Abstract

The subsurface geology of the Missouri River Valley at Kansas City is represented in cross-sectional profile to a depth of 400 ft (122 m) from the borehole and construction site data along the alignment of the 2.74 mi (4.41 km) long Trans–Missouri River Water Tunnel. The rock section is divided into two broad categories: a) surficial materials, and b) bedrock. The surficial materials include unconsolidated to poorly consolidated deposits of alluvium and glacial debris (Holocene and Pleistocene Series, Quaternary System). The surficial materials, mostly alluvial sand with lenses of gravel, fill the lower 180 ft (51 m) of the “buried” bedrock valley.
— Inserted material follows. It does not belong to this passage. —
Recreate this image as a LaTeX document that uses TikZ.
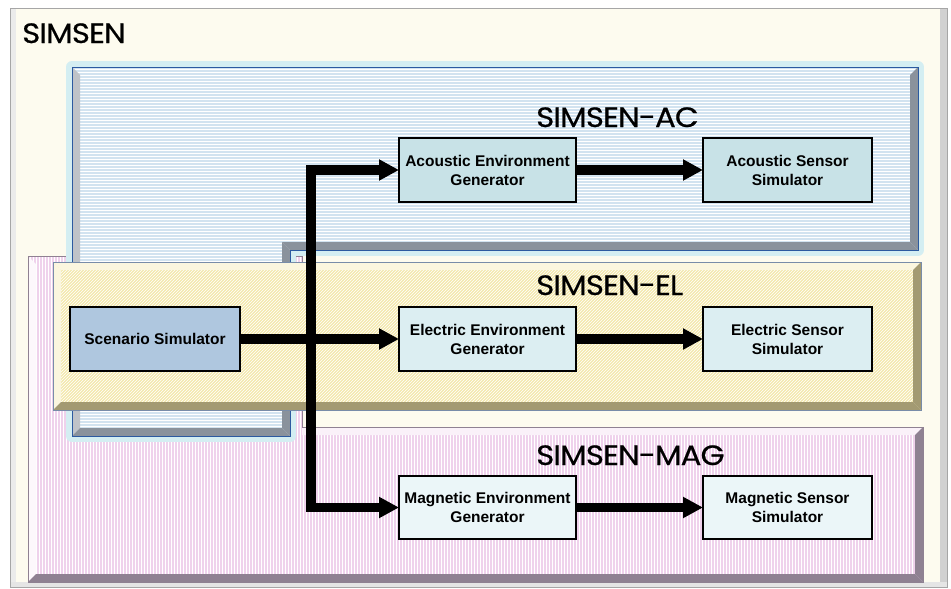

The lower several feet of the alluvium is boulders and coarse sand, referred to informally as the “boulder” bed. A deep narrow trench near the center of the bedrock valley is partially in-filled with glacial ablation till, the bottom of the trench is 186 ft (57 m) below the elevation of the floodplain. The section of bedrock (Pennsylvanian System) consists predominately of consolidated beds of limestone and silty to sandy gray shale arranged in cyclical sequences. The exploratory borings from the site investigation for the Trans-Missouri River Tunnel project provided the data to make a detailed stratigraphic analysis of the Pennsylvanian bedrock that included the complex interrelationships of the strata comprising a hydrocarbon-bearing, channel-fill deposit over 100 ft (30 m) thick. The 11-ft (3.4-m) diameter tunnel bore is constructed in bedrock, predominately silty to sandy gray shale and passes through a small oil and gas pool 325 ft (99 m) below the Missouri River floodplain.